● **Aim of the exercise**
Return all of the data exactly, with nothing left out but the pictures.

──────── Data section

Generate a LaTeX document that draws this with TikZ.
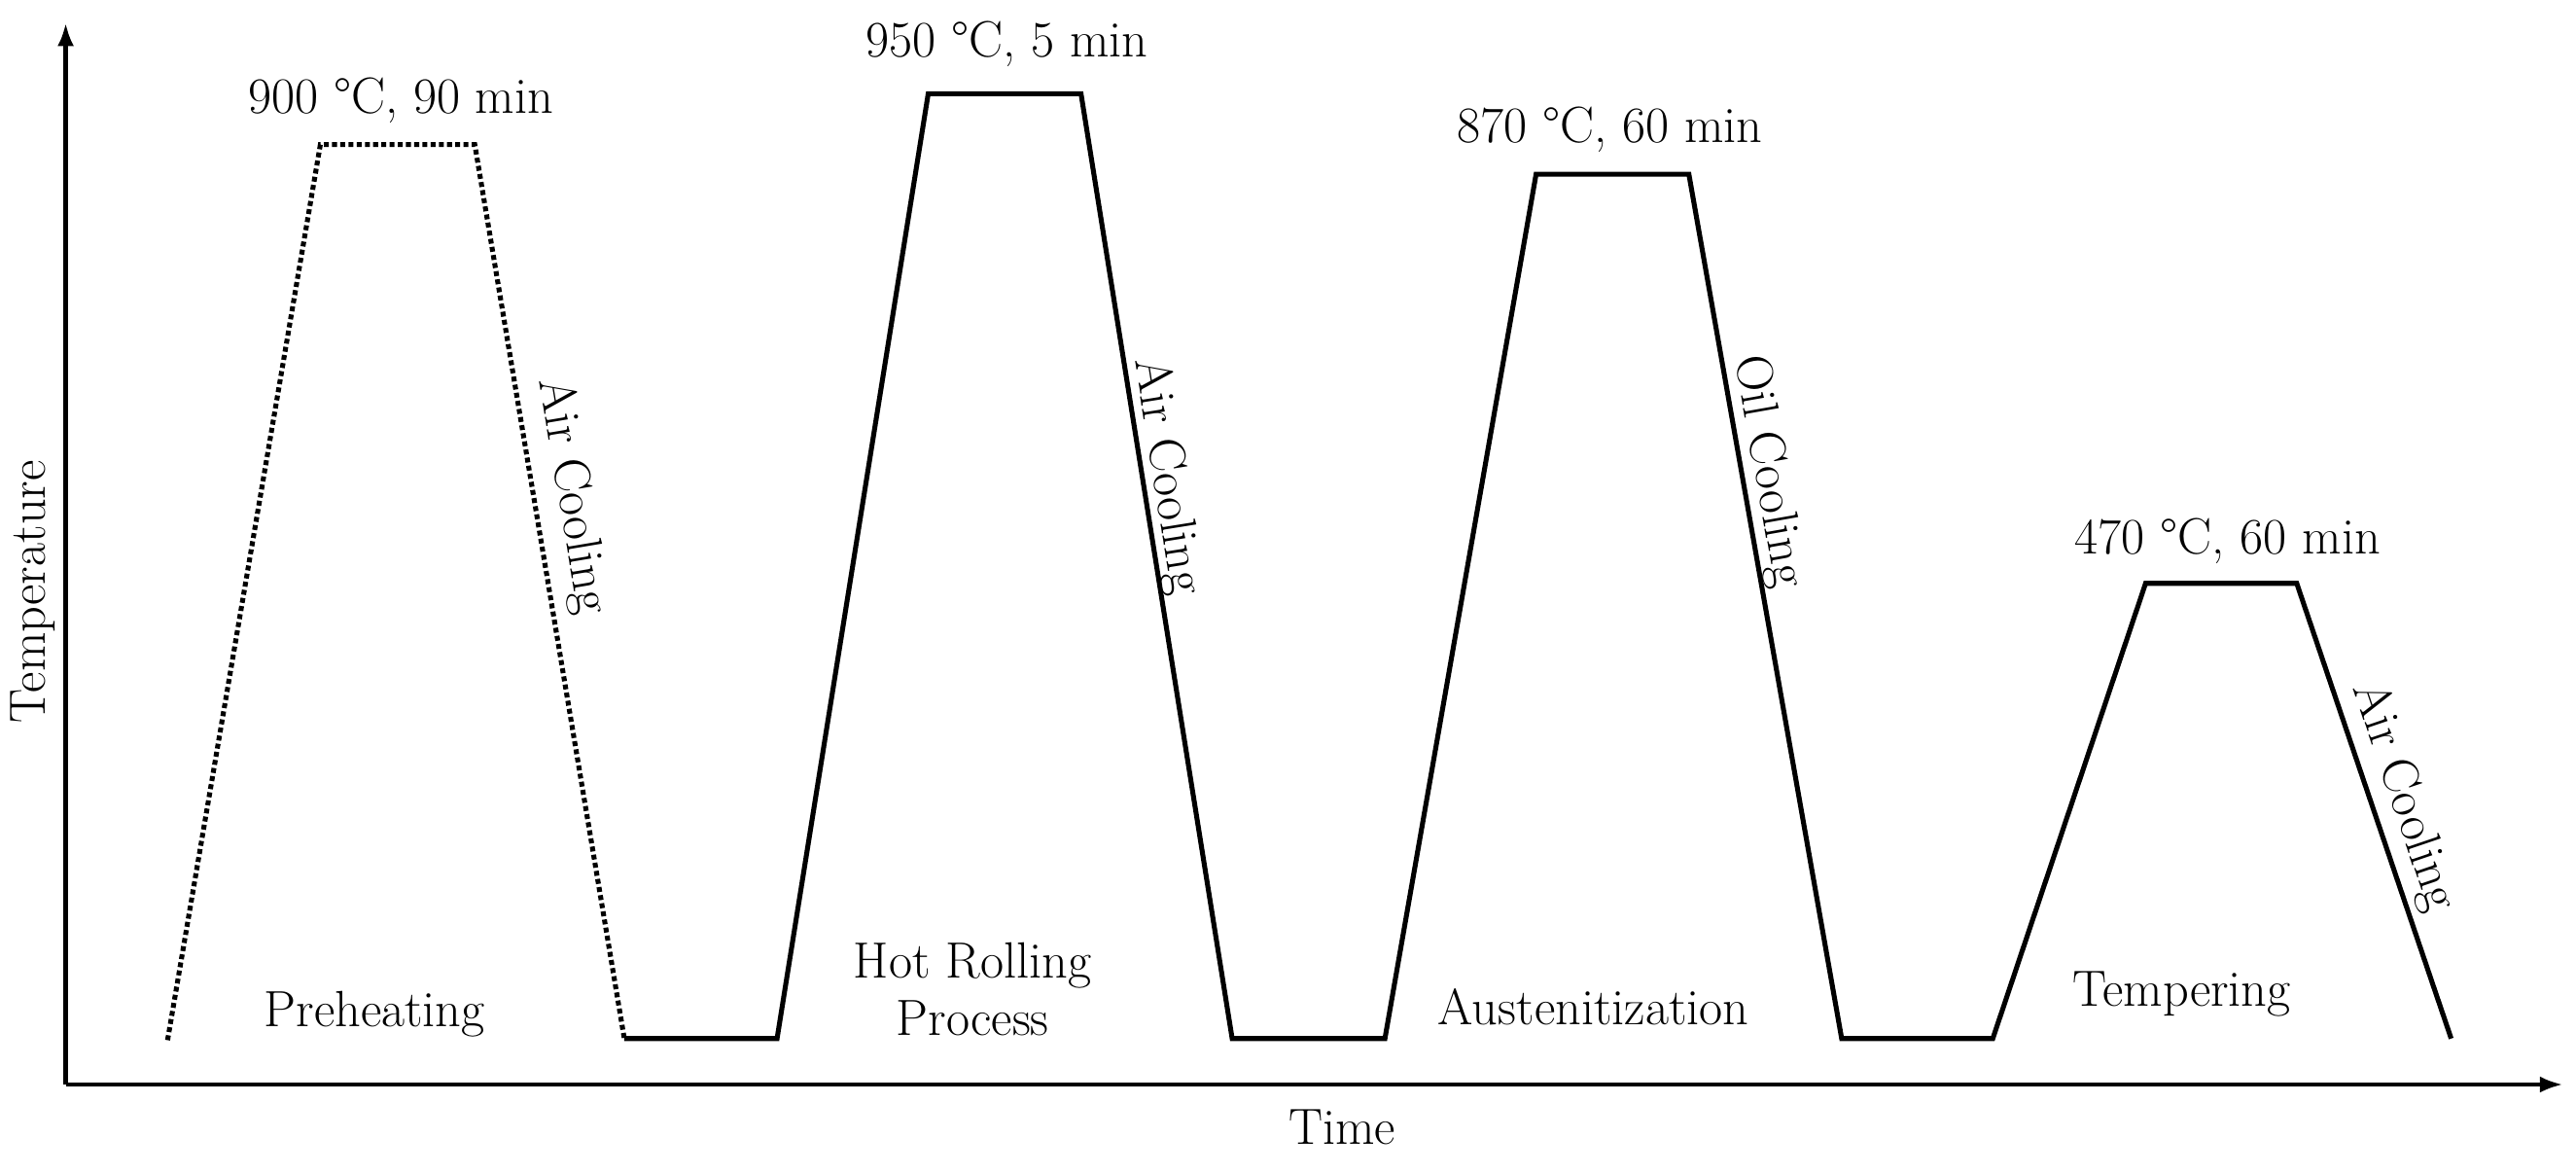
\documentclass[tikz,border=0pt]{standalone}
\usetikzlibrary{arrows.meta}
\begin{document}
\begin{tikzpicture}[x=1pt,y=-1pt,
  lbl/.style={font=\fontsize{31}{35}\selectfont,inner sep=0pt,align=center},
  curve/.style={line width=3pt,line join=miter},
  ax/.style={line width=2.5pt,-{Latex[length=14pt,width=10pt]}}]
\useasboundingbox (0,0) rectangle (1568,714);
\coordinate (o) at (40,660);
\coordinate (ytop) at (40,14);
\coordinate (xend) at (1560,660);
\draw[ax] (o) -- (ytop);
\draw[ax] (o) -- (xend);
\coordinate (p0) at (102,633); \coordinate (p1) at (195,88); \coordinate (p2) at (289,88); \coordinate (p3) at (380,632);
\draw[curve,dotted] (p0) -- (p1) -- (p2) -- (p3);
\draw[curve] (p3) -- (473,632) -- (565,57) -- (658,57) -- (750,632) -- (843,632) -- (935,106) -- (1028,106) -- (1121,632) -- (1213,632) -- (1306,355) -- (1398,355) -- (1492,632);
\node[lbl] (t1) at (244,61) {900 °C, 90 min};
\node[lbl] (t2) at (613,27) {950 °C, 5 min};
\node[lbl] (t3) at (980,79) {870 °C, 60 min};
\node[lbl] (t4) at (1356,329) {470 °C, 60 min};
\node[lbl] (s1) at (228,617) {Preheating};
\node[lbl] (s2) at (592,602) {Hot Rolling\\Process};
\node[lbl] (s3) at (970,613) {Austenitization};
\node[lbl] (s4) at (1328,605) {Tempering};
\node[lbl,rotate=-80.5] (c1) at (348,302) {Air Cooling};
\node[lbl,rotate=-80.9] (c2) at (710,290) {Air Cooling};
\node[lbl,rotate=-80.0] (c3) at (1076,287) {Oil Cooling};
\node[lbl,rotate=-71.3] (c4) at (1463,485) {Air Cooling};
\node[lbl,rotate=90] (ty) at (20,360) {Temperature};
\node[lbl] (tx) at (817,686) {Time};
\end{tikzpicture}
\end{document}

────────────────

● **Result of the task**
Generate a LaTeX document that draws this with TikZ.
\documentclass[tikz,border=0pt]{standalone}
\usetikzlibrary{arrows.meta}
\begin{document}
\begin{tikzpicture}[x=1pt,y=-1pt,
  lbl/.style={font=\fontsize{31}{35}\selectfont,inner sep=0pt,align=center},
  curve/.style={line width=3pt,line join=miter},
  ax/.style={line width=2.5pt,-{Latex[length=14pt,width=10pt]}}]
\useasboundingbox (0,0) rectangle (1568,714);
\coordinate (o) at (40,660);
\coordinate (ytop) at (40,14);
\coordinate (xend) at (1560,660);
\draw[ax] (o) -- (ytop);
\draw[ax] (o) -- (xend);
\coordinate (p0) at (102,633); \coordinate (p1) at (195,88); \coordinate (p2) at (289,88); \coordinate (p3) at (380,632);
\draw[curve,dotted] (p0) -- (p1) -- (p2) -- (p3);
\draw[curve] (p3) -- (473,632) -- (565,57) -- (658,57) -- (750,632) -- (843,632) -- (935,106) -- (1028,106) -- (1121,632) -- (1213,632) -- (1306,355) -- (1398,355) -- (1492,632);
\node[lbl] (t1) at (244,61) {900 °C, 90 min};
\node[lbl] (t2) at (613,27) {950 °C, 5 min};
\node[lbl] (t3) at (980,79) {870 °C, 60 min};
\node[lbl] (t4) at (1356,329) {470 °C, 60 min};
\node[lbl] (s1) at (228,617) {Preheating};
\node[lbl] (s2) at (592,602) {Hot Rolling\\Process};
\node[lbl] (s3) at (970,613) {Austenitization};
\node[lbl] (s4) at (1328,605) {Tempering};
\node[lbl,rotate=-80.5] (c1) at (348,302) {Air Cooling};
\node[lbl,rotate=-80.9] (c2) at (710,290) {Air Cooling};
\node[lbl,rotate=-80.0] (c3) at (1076,287) {Oil Cooling};
\node[lbl,rotate=-71.3] (c4) at (1463,485) {Air Cooling};
\node[lbl,rotate=90] (ty) at (20,360) {Temperature};
\node[lbl] (tx) at (817,686) {Time};
\end{tikzpicture}
\end{document}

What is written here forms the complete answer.